Public Affairs and Private Eyes: Mapping the Trade in Scandalous Books in Late Eighteenth- Century London | Nathan Garvey




School of English, Communications and Performance Studies, Monash University  show

Summary: To Deprave and Corrupt: Forbidden, Hidden and Censored Books | Nathan Garvey Over the last thirty years, the literature of sexual scandal has often been at the centre of scholarly re-readings of Enlightenment history, literature and politics. Yet, in the context of British book history at least, our understanding of the trade in erotica and scandalous books in the later eighteenth-century remains limited. While much attention has been devoted to aspects of this literature such as its intersection with radical politics and its significance for the history of sexuality, the question of how the trade in these books related to wider print cultures has been neglected.
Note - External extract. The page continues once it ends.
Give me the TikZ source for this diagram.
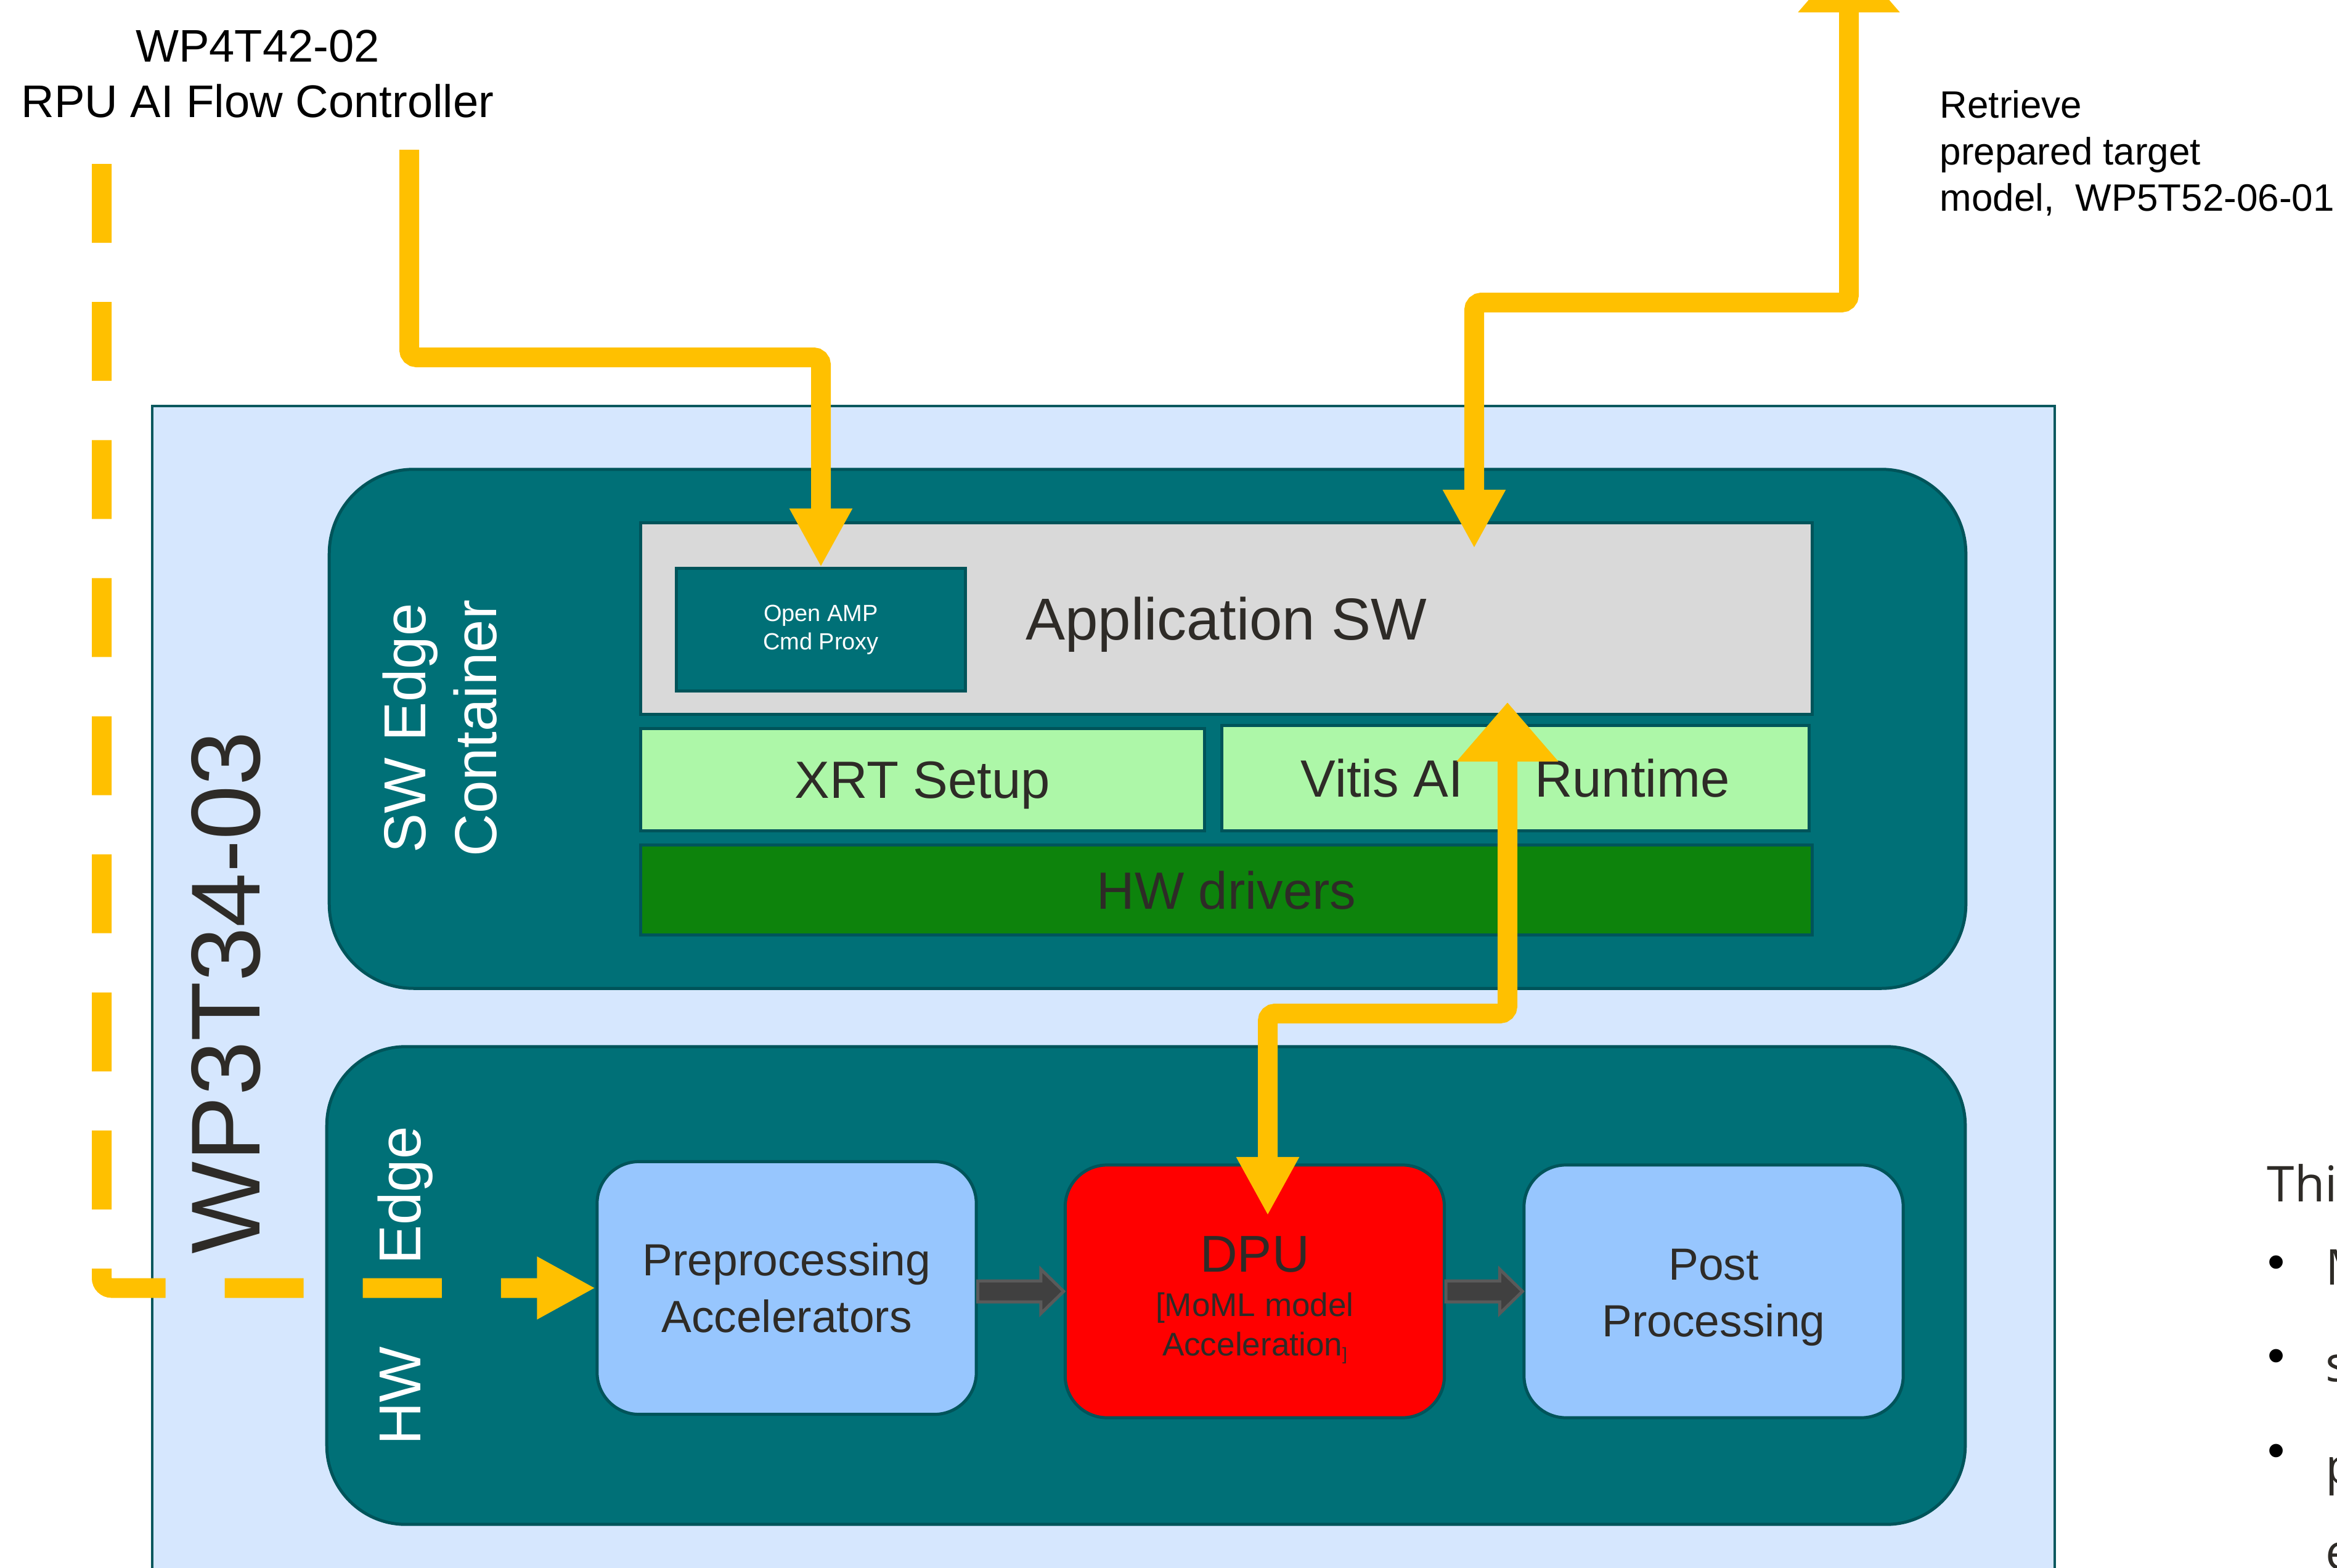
\documentclass[tikz,border=0pt]{standalone}
\usepackage{fontspec}
\setmainfont{Liberation Sans}
\newfontfamily\notefont{Open Sans}
\usetikzlibrary{arrows.meta}
\usetikzlibrary{calc}

\definecolor{flowyellow}{HTML}{FFC000}
\definecolor{wpfill}{HTML}{D6E7FE}
\definecolor{wpline}{HTML}{0B585E}
\definecolor{tealfill}{HTML}{007077}
\definecolor{tealline}{HTML}{00545A}
\definecolor{appgray}{HTML}{D9D9D9}
\definecolor{xrtgreen}{HTML}{ADF7A8}
\definecolor{drvgreen}{HTML}{0D830C}
\definecolor{procblue}{HTML}{97C6FE}
\definecolor{dpured}{HTML}{FF0000}
\definecolor{darktext}{HTML}{2E2B27}
\definecolor{arrowdark}{HTML}{404040}
\definecolor{arrowline}{HTML}{5A5A5A}

\newcommand{\setfs}[2]{\fontsize{#1}{#2}\selectfont}
% fat grey arrow between two blocks
\newcommand{\blockarrow}[2]{%
  \draw[blockarr] ($(#1 |- #2)+(0,-17)$) -- ($(#2)+(-37,-17)$) -- ($(#2)+(-37,-36)$)
    -- (#2) -- ($(#2)+(-37,36)$) -- ($(#2)+(-37,17)$) -- ($(#1 |- #2)+(0,17)$) -- cycle;}

\tikzset{
  flowhead/.tip={Triangle[length=0.95cm,width=0.95cm]},
  bighead/.tip={Triangle[length=0.96cm,width=1.59cm]},
}

\begin{document}
\begin{tikzpicture}[x=0.01cm, y=-0.01cm, inner sep=0pt,
  wpbox/.style={draw=wpline, fill=wpfill, line width=1.14pt, anchor=north west},
  edgebox/.style={draw=tealline, fill=tealfill, line width=1.42pt},
  layer/.style={draw=tealline, line width=1.42pt, text=darktext, text depth=0pt},
  procbox/.style={draw=tealline, line width=1.42pt, rounded corners=0.68cm,
    align=center, text=darktext, minimum width=6.15cm, minimum height=4.1cm},
  sidelabel/.style={rotate=90, text=white, font=\setfs{27.3}{32.7}},
  flow/.style={draw=flowyellow, line width=9.1pt, rounded corners=0.12cm},
  blockarr/.style={fill=arrowdark, draw=arrowline, line width=1.42pt},
  notetext/.style={text=darktext, font=\notefont\setfs{22.8}{27}}]
\path[use as bounding box, clip] (0,0) rectangle (3792,2545);

%%% Draws outer task box
\node[wpbox, minimum width=30.85cm, minimum height=19.6cm] (wp) at (245,657) {};
\node[rotate=90, anchor=base, text=darktext, font=\setfs{45.2}{54}] (wplabel) at (421,1611) {WP3T34-03};

%%% Draws SW edge container
\node[edgebox, rounded corners=1.37cm, minimum width=26.54cm, minimum height=8.42cm] (swc) at (1862,1183) {};
\node[sidelabel, align=center] (swlabel) at (714,1182) {SW Edge\\Container};
% draws layers
\node[layer, fill=appgray, minimum width=19cm, minimum height=3.1cm, font=\setfs{27.3}{32}] (app) at (1990,1004) {Application SW};
\node[draw=tealline, fill=tealfill, line width=1.42pt, text=white, align=center,
  minimum width=4.68cm, minimum height=1.98cm, font=\setfs{10.8}{13.1}] (amp) at (1332,1022) {Open AMP\\Cmd Proxy};
\node[layer, fill=xrtgreen, minimum width=9.14cm, minimum height=1.65cm, font=\setfs{24.2}{29}] (xrt) at (1497,1265.5) {XRT Setup};
\node[layer, fill=xrtgreen, minimum width=9.52cm, minimum height=1.7cm, font=\setfs{24.2}{29}] (vitis) at (2459,1263) {Vitis AI\hspace{33pt}Runtime};
\node[layer, fill=drvgreen, minimum width=19cm, minimum height=1.45cm, font=\setfs{24.2}{29}] (drv) at (1990,1444.5) {HW drivers};

%%% Draws HW edge container
\node[edgebox, rounded corners=1.28cm, minimum width=26.57cm, minimum height=7.75cm] (hwc) at (1859.5,2086.5) {};
\node[sidelabel, anchor=base] (hwlabel) at (682,2087) {HW\hspace{38pt}Edge};
% draws processing blocks
\node[procbox, fill=procblue, font=\setfs{20.8}{26.2}] (pre) at (1276.5,2090.5) {Preprocessing\\Accelerators};
\node[procbox, fill=dpured, font=\setfs{15.1}{18.2}] (dpu) at (2036,2096)
  {{\setfs{23.9}{28}\rule{0pt}{24.2pt}DPU}\\[2.3pt][MoML model\\Acceleration\raisebox{-2pt}{\setfs{8}{9}]}};
\node[procbox, fill=procblue, font=\setfs{20.8}{26.2}] (post) at (2780.5,2096) {\rule{0pt}{19.7pt}Post\\Processing};
% draws grey arrows
\blockarrow{pre.east}{dpu.west}
\blockarrow{dpu.east}{post.west}

%%% Draws outside labels
\node[anchor=north, align=center, font=\setfs{21.1}{25.6}] (ctrl) at (418,48) {WP4T42-02\\RPU AI Flow Controller};
\node[anchor=north west, align=left, font=\setfs{17.6}{21.5}] (model) at (3147,146) {Retrieve\\prepared target\\model,\ \ WP5T52-06-01};

%%% Draws yellow flows
% free ends
\coordinate (ctrlout) at (165,266);
\coordinate (rpuout) at (664,243);
\coordinate (modelout) at (3000,-76);
\coordinate (appin) at (2392,890);
\coordinate (vitisup) at (2446,1140);
\coordinate (dpuin) at (2057,1973);
% draws arrows
\draw[flow, -{flowhead}] (rpuout) -- ++(0,337) -| (amp.north);
\draw[flow, {bighead}-{flowhead}] (modelout) -- ++(0,567) -| (appin);
\draw[flow, {bighead}-{flowhead}] (vitisup) -- ++(0,505) -| (dpuin);
\draw[flow, rounded corners=0.16cm, dash pattern=on 1.28cm off 0.96cm, -{flowhead}] (ctrlout) |- (pre.west);

%%% Draws cut-off note on the right
\node[anchor=base west, notetext] (note) at (3678,1950) {This};
\node[font=\setfs{22.8}{27}] (dot1) at (3694,2057) {•};
\node[font=\setfs{22.8}{27}] (dot2) at (3694,2209) {•};
\node[font=\setfs{22.8}{27}] (dot3) at (3694,2363) {•};
\node[anchor=base west, notetext] (item1) at (3773,2085) {M};
\node[anchor=base west, notetext] (item2) at (3773,2242) {s};
\node[anchor=base west, notetext] (item3) at (3773,2408) {p};
\node[anchor=base west, notetext] (item4) at (3773,2547) {e};
\end{tikzpicture}
\end{document}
The common assumption that this was a ‘secret’ trade and therefore unrecoverable is not entirely borne out; for the most part, the publishing history of late eighteenth-century British erotica remains ‘hidden’ not because it was conducted in a particularly clandestine fashion, but because it has been under-researched. This paper will undertake a preliminary ‘mapping’ of the trade in scandalous books in London, ca.1770-1800. It will look at some of the landmark publications in the field, including the emergence of influential periodicals devoted to erotica and scandal, The Covent Garden Magazine (1772-1775), The Rambler’s Magazine (1783-1791), The Bon Ton Magazine (1791- 1795), and The Ranger’s Magazine (1795). I will focus on the careers of several specialist publishers of erotica, outlining their general publishing and business activities and their trade networks. The geographical location(s) of the trade within London will be illustrated with particular reference to Richard Horwood’s Plan of London and Westminster (1792-1799). The paper will also chart, as far as possible, the changing reception of scandalous books in England during the French Revolution, and detail the increasingly urgent efforts to stamp out the trade by tightening, and policing, legal definitions of obscenity and libel.